Look for the line containing "Emit a Python" and the line containing "inset_x_minor = [0.05, 0.15, 0.25, 0.35, 0.45, 0.55]" in the entries below. Copy those two and all lines between them exactly, leaving out pictures.

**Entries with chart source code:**
──────

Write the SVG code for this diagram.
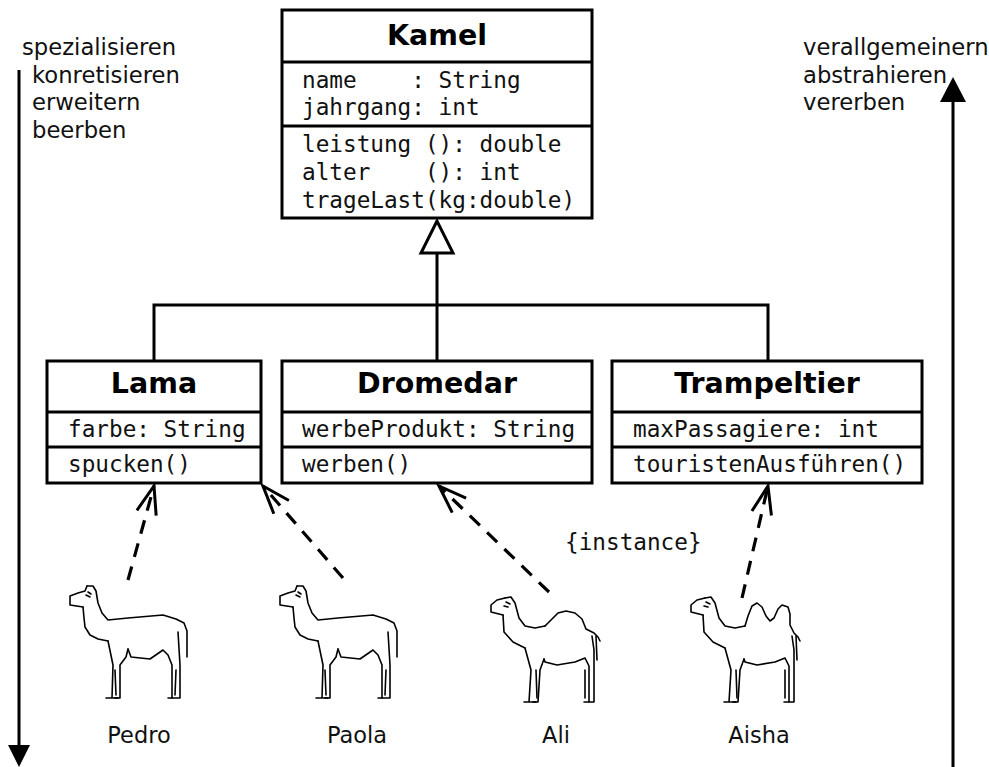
<svg xmlns="http://www.w3.org/2000/svg" width="989" height="767" viewBox="0 0 989 767">
  <style>
    .box { fill: #fff; stroke: #000; stroke-width: 3; }
    .sep { stroke: #000; stroke-width: 3; }
    .title { font-family: "DejaVu Sans", sans-serif; font-weight: bold; font-size: 28.5px; text-anchor: middle; fill: #000; }
    .mono { font-family: "DejaVu Sans Mono", monospace; font-size: 22.7px; fill: #111; }
    .sans { font-family: "DejaVu Sans", sans-serif; font-size: 22.7px; fill: #111; }
    .name { font-family: "DejaVu Sans", sans-serif; font-size: 22.5px; fill: #111; text-anchor: middle; }
    .gen { fill: none; stroke: #000; stroke-width: 3; }
    .dep { fill: none; stroke: #000; stroke-width: 3.2; stroke-dasharray: 14 10; marker-end: url(#openArrow); }
    .sketch { fill: none; stroke: #000; stroke-width: 1.6; stroke-linecap: round; stroke-linejoin: round; }
  </style>
  <defs>
    <marker id="openArrow" markerUnits="userSpaceOnUse" viewBox="-32 -16 36 32" refX="0" refY="0" markerWidth="36" markerHeight="32" orient="auto">
      <path d="M-28,-10 L0,0 L-28,10" fill="none" stroke="#000" stroke-width="3"/>
    </marker>
    <!-- llama outline, local origin at top-left -->
    <g id="llama">
      <path class="sketch" d="M19,1 L25,1 L28,6 L30,18 L34,28 L40,35 L60,33 L95,30 L108,34 L116,38 L119,46 L119,72"/>
      <path class="sketch" d="M19,1 L17,6 L10,8 L2,11 L2,20 L15,22"/>
      <path class="sketch" d="M15,22 L16,33 L17,42 L22,50 L30,54 L40,56"/>
      <path class="sketch" d="M20,7 L23,9 M18,10 L22,12"/>
      <path class="sketch" d="M40,56 L45,80 L44,113 M38,113 L50,113"/>
      <path class="sketch" d="M60,64 L58,72 L52,80 L52,113 L47,113"/>
      <path class="sketch" d="M60,64 L63,72 L82,74 L95,65 L100,70 L104,80 L104,113 L100,113"/>
      <path class="sketch" d="M110,47 L112,80 L112,113 L104,113"/>
      <path class="sketch" d="M47,85 L48,110 M108,85 L107,110"/>
    </g>
    <!-- camel outline, single hump -->
    <g id="camelBody">
      <path class="sketch" d="M22,28 L14,30 L8,35 L8,42 L20,45"/>
      <path class="sketch" d="M22,28 L28,27 L32,33 L36,48 L42,56 L52,58 L62,56"/>
      <path class="sketch" d="M23,32 L27,34 M21,36 L25,37"/>
      <path class="sketch" d="M20,45 L21,62 L30,72 L42,78"/>
      <path class="sketch" d="M42,78 L48,100 L46,132 M41,132 L53,132"/>
      <path class="sketch" d="M61,89 L57,100 L55,132 L50,132"/>
      <path class="sketch" d="M61,89 L62,92 L74,95 L92,92 L102,88 L106,96 L106,132 L101,132"/>
      <path class="sketch" d="M109,66 L111,80 L111,132 L106,132"/>
      <path class="sketch" d="M53,100 L54,128 M102,100 L102,128 M113,66 L114,90"/>
    </g>
  </defs>

  <!-- direction arrows at the margins -->
  <g id="specialize">
    <line x1="19" y1="70" x2="19" y2="750" stroke="#000" stroke-width="3"/>
    <polygon points="8,745 30,745 19,767" fill="#000"/>
    <text class="sans" x="22" y="55">spezialisieren</text>
    <text class="sans" x="32" y="83">konretisieren</text>
    <text class="sans" x="32" y="110">erweitern</text>
    <text class="sans" x="32" y="138">beerben</text>
  </g>
  <g id="generalize">
    <line x1="953" y1="767" x2="953" y2="98" stroke="#000" stroke-width="3"/>
    <polygon points="953,77 940,102 966,102" fill="#000"/>
    <text class="sans" x="803" y="55">verallgemeinern</text>
    <text class="sans" x="803" y="83">abstrahieren</text>
    <text class="sans" x="803" y="110">vererben</text>
  </g>

  <!-- connectors -->
  <g id="connectors">
    <polyline class="gen" points="154,361 154,305 768,305 768,361"/>
    <line class="gen" x1="437" y1="361" x2="437" y2="253"/>
    <polygon points="437,221 421,253 453,253" fill="#fff" stroke="#000" stroke-width="3"/>
    <line class="dep" x1="128" y1="580" x2="154" y2="486"/>
    <line class="dep" x1="343" y1="578" x2="263" y2="486"/>
    <line class="dep" x1="549" y1="592" x2="439" y2="486"/>
    <line class="dep" x1="742" y1="598" x2="768" y2="486"/>
    <text class="mono" x="565" y="550">{instance}</text>
  </g>

  <!-- classes -->
  <g id="kamel">
    <rect class="box" x="282" y="10" width="310" height="208"/>
    <line class="sep" x1="282" y1="62" x2="592" y2="62"/>
    <line class="sep" x1="282" y1="126" x2="592" y2="126"/>
    <text class="title" x="437" y="45">Kamel</text>
    <text class="mono" x="302" y="88" xml:space="preserve">name    : String</text>
    <text class="mono" x="302" y="115">jahrgang: int</text>
    <text class="mono" x="302" y="152">leistung (): double</text>
    <text class="mono" x="302" y="180" xml:space="preserve">alter    (): int</text>
    <text class="mono" x="302" y="208">trageLast(kg:double)</text>
  </g>
  <g id="lama">
    <rect class="box" x="47" y="361" width="214" height="122"/>
    <line class="sep" x1="47" y1="412" x2="261" y2="412"/>
    <line class="sep" x1="47" y1="447" x2="261" y2="447"/>
    <text class="title" x="154" y="393">Lama</text>
    <text class="mono" x="68" y="437">farbe: String</text>
    <text class="mono" x="68" y="472">spucken()</text>
  </g>
  <g id="dromedar">
    <rect class="box" x="282" y="361" width="310" height="122"/>
    <line class="sep" x1="282" y1="412" x2="592" y2="412"/>
    <line class="sep" x1="282" y1="447" x2="592" y2="447"/>
    <text class="title" x="437" y="393">Dromedar</text>
    <text class="mono" x="302" y="437">werbeProdukt: String</text>
    <text class="mono" x="302" y="472">werben()</text>
  </g>
  <g id="trampeltier">
    <rect class="box" x="612" y="361" width="310" height="122"/>
    <line class="sep" x1="612" y1="412" x2="922" y2="412"/>
    <line class="sep" x1="612" y1="447" x2="922" y2="447"/>
    <text class="title" x="767" y="393">Trampeltier</text>
    <text class="mono" x="633" y="437">maxPassagiere: int</text>
    <text class="mono" x="633" y="472">touristenAusführen()</text>
  </g>

  <!-- instances -->
  <g id="pedro">
    <use href="#llama" x="68" y="585"/>
    <text class="name" x="139" y="743">Pedro</text>
  </g>
  <g id="paola">
    <use href="#llama" x="278" y="585"/>
    <text class="name" x="357" y="743">Paola</text>
  </g>
  <g id="ali">
    <use href="#camelBody" x="483" y="570"/>
    <path class="sketch" d="M545,626 L552,619 L558,613 L566,611 L575,613 L582,619 L586,629 L594,633 L598,637 L600,641"/>
    <text class="name" x="556" y="743">Ali</text>
  </g>
  <g id="aisha">
    <use href="#camelBody" x="683" y="570"/>
    <path class="sketch" d="M745,626 L748,616 L752,606 L757,603 L762,607 L766,616 L770,621 L774,618 L778,609 L782,605 L788,607 L790,614 L790,625 L794,633 L798,637 L800,641"/>
    <text class="name" x="759" y="743">Aisha</text>
  </g>
</svg>
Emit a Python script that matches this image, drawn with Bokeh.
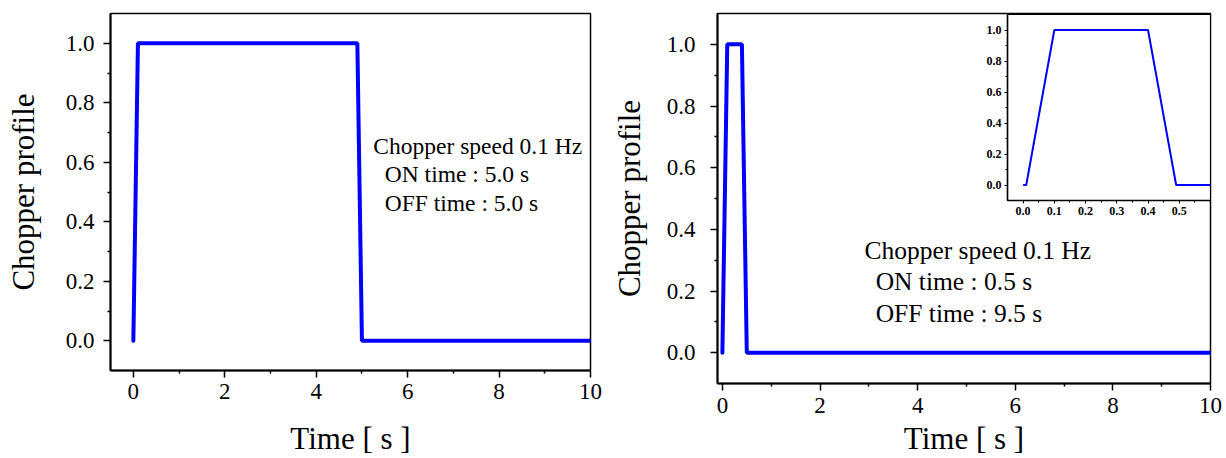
from bokeh.plotting import figure
from bokeh.layouts import row, column
from bokeh.models import Range1d, FixedTicker, PrintfTickFormatter, Label
from bokeh.embed import file_html
from bokeh.resources import INLINE

# ---- data ----
time_a = [0.0, 0.1, 4.9, 5.0, 10.0]
profile_a = [0.0, 1.0, 1.0, 0.0, 0.0]
time_b = [0.0, 0.1, 0.4, 0.5, 10.0]
profile_b = [0.0, 1.0, 1.0, 0.0, 0.0]
time_inset = [0.0, 0.01, 0.1, 0.4, 0.49, 0.6]
profile_inset = [0.0, 0.0, 1.0, 1.0, 0.0, 0.0]

x_major = [0, 2, 4, 6, 8, 10]
x_minor = [1, 3, 5, 7, 9]
y_major = [0.0, 0.2, 0.4, 0.6, 0.8, 1.0]
y_minor = [0.1, 0.3, 0.5, 0.7, 0.9]
inset_x_major = [0.0, 0.1, 0.2, 0.3, 0.4, 0.5]
inset_x_minor = [0.05, 0.15, 0.25, 0.35, 0.45, 0.55]

text_a = ["Chopper speed 0.1 Hz", "ON time : 5.0 s", "OFF time : 5.0 s"]
text_b = ["Chopper speed 0.1 Hz", "ON time : 0.5 s", "OFF time : 9.5 s"]

FONT = "Liberation Serif"
BLUE = "#0000ff"


def style_axes(p, xt, xm, yt, ym, tick_size, label_size, tick_out, minor_out, bold=False):
    p.xaxis.ticker = FixedTicker(ticks=xt, minor_ticks=xm)
    p.yaxis.ticker = FixedTicker(ticks=yt, minor_ticks=ym)
    for ax in (p.xaxis[0], p.yaxis[0]):
        ax.axis_line_color = "black"
        ax.axis_line_width = 2 if not bold else 1.5
        ax.major_tick_line_color = "black"
        ax.major_tick_line_width = 1.5 if not bold else 1
        ax.minor_tick_line_color = "black"
        ax.minor_tick_line_width = 1.5 if not bold else 1
        ax.major_tick_in = 0
        ax.major_tick_out = tick_out
        ax.minor_tick_in = 0
        ax.minor_tick_out = minor_out
        ax.major_label_text_font = FONT
        ax.major_label_text_font_size = tick_size
        ax.major_label_text_color = "black"
        ax.major_label_text_font_style = "bold" if bold else "normal"
        ax.axis_label_text_font = FONT
        ax.axis_label_text_font_size = label_size
        ax.axis_label_text_font_style = "normal"
        ax.axis_label_text_color = "black"
    p.xgrid.visible = False
    p.ygrid.visible = False
    p.outline_line_color = "black"
    p.outline_line_width = 1.5 if not bold else 1.2
    p.outline_line_alpha = 1.0


# ---- left panel ----
p1 = figure(width=608, height=458, output_backend="svg", toolbar_location=None,
            x_range=Range1d(-0.5, 10), y_range=Range1d(-0.1, 1.1),
            min_border_left=110, min_border_right=18, min_border_top=13, min_border_bottom=86)
style_axes(p1, x_major, x_minor, y_major, y_minor, "23px", "31px", 7, 3)
p1.xaxis.formatter = PrintfTickFormatter(format="%d")
p1.yaxis.formatter = PrintfTickFormatter(format="%.1f")
p1.xaxis.axis_label = "Time [ s ]"
p1.yaxis.axis_label = "Chopper profile"
p1.xaxis.major_label_standoff = 6
p1.yaxis.major_label_standoff = 9
p1.xaxis.axis_label_standoff = 19
p1.yaxis.axis_label_standoff = 22
p1.line(time_a, profile_a, line_color=BLUE, line_width=4, line_cap="round")
for txt, x, y in zip(text_a, [5.25, 5.50, 5.50], [0.656, 0.559, 0.462]):
    p1.add_layout(Label(x=x, y=y, text=txt, text_font=FONT, text_font_size="23.5px",
                        text_baseline="alphabetic", text_align="left", text_color="black"))

# ---- right panel ----
p2 = figure(width=618, height=458, output_backend="svg", toolbar_location=None,
            x_range=Range1d(-0.1, 10), y_range=Range1d(-0.1, 1.1),
            min_border_left=107, min_border_right=16, min_border_top=13, min_border_bottom=74)
style_axes(p2, x_major, x_minor, y_major, y_minor, "23px", "31px", 7, 3)
p2.xaxis.formatter = PrintfTickFormatter(format="%d")
p2.yaxis.formatter = PrintfTickFormatter(format="%.1f")
p2.xaxis.axis_label = "Time [ s ]"
p2.yaxis.axis_label = "Chopper profile"
p2.xaxis.major_label_standoff = 7
p2.yaxis.major_label_standoff = 15
p2.xaxis.axis_label_standoff = 5
p2.yaxis.axis_label_standoff = 17
p2.line(time_b, profile_b, line_color=BLUE, line_width=4, line_cap="round")
for txt, x, y in zip(text_b, [2.91, 3.14, 3.14], [0.331, 0.230, 0.128]):
    p2.add_layout(Label(x=x, y=y, text=txt, text_font=FONT, text_font_size="25.5px",
                        text_baseline="alphabetic", text_align="left", text_color="black"))

# ---- inset ----
p3 = figure(width=236, height=211, output_backend="svg", toolbar_location=None,
            x_range=Range1d(-0.05, 0.6), y_range=Range1d(-0.1, 1.1),
            min_border_left=32, min_border_right=1, min_border_top=1, min_border_bottom=24)
style_axes(p3, inset_x_major, inset_x_minor, y_major, y_minor, "12px", "12px", 3, 2, bold=True)
p3.xaxis.formatter = PrintfTickFormatter(format="%.1f")
p3.yaxis.formatter = PrintfTickFormatter(format="%.1f")
p3.xaxis.major_label_standoff = 3
p3.yaxis.major_label_standoff = 3
p3.border_fill_alpha = 0.0
p3.background_fill_color = "white"
p3.line(time_inset, profile_inset, line_color=BLUE, line_width=2)
p3.styles = {"position": "absolute", "left": "975px", "top": "13px", "z-index": "5"}

layout = column(row(column(p1), column(p2)), p3)
open("out.html", "w").write(file_html(layout, INLINE))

──────

**Finished answer:**
Emit a Python script that matches this image, drawn with Bokeh.
from bokeh.plotting import figure
from bokeh.layouts import row, column
from bokeh.models import Range1d, FixedTicker, PrintfTickFormatter, Label
from bokeh.embed import file_html
from bokeh.resources import INLINE

# ---- data ----
time_a = [0.0, 0.1, 4.9, 5.0, 10.0]
profile_a = [0.0, 1.0, 1.0, 0.0, 0.0]
time_b = [0.0, 0.1, 0.4, 0.5, 10.0]
profile_b = [0.0, 1.0, 1.0, 0.0, 0.0]
time_inset = [0.0, 0.01, 0.1, 0.4, 0.49, 0.6]
profile_inset = [0.0, 0.0, 1.0, 1.0, 0.0, 0.0]

x_major = [0, 2, 4, 6, 8, 10]
x_minor = [1, 3, 5, 7, 9]
y_major = [0.0, 0.2, 0.4, 0.6, 0.8, 1.0]
y_minor = [0.1, 0.3, 0.5, 0.7, 0.9]
inset_x_major = [0.0, 0.1, 0.2, 0.3, 0.4, 0.5]
inset_x_minor = [0.05, 0.15, 0.25, 0.35, 0.45, 0.55]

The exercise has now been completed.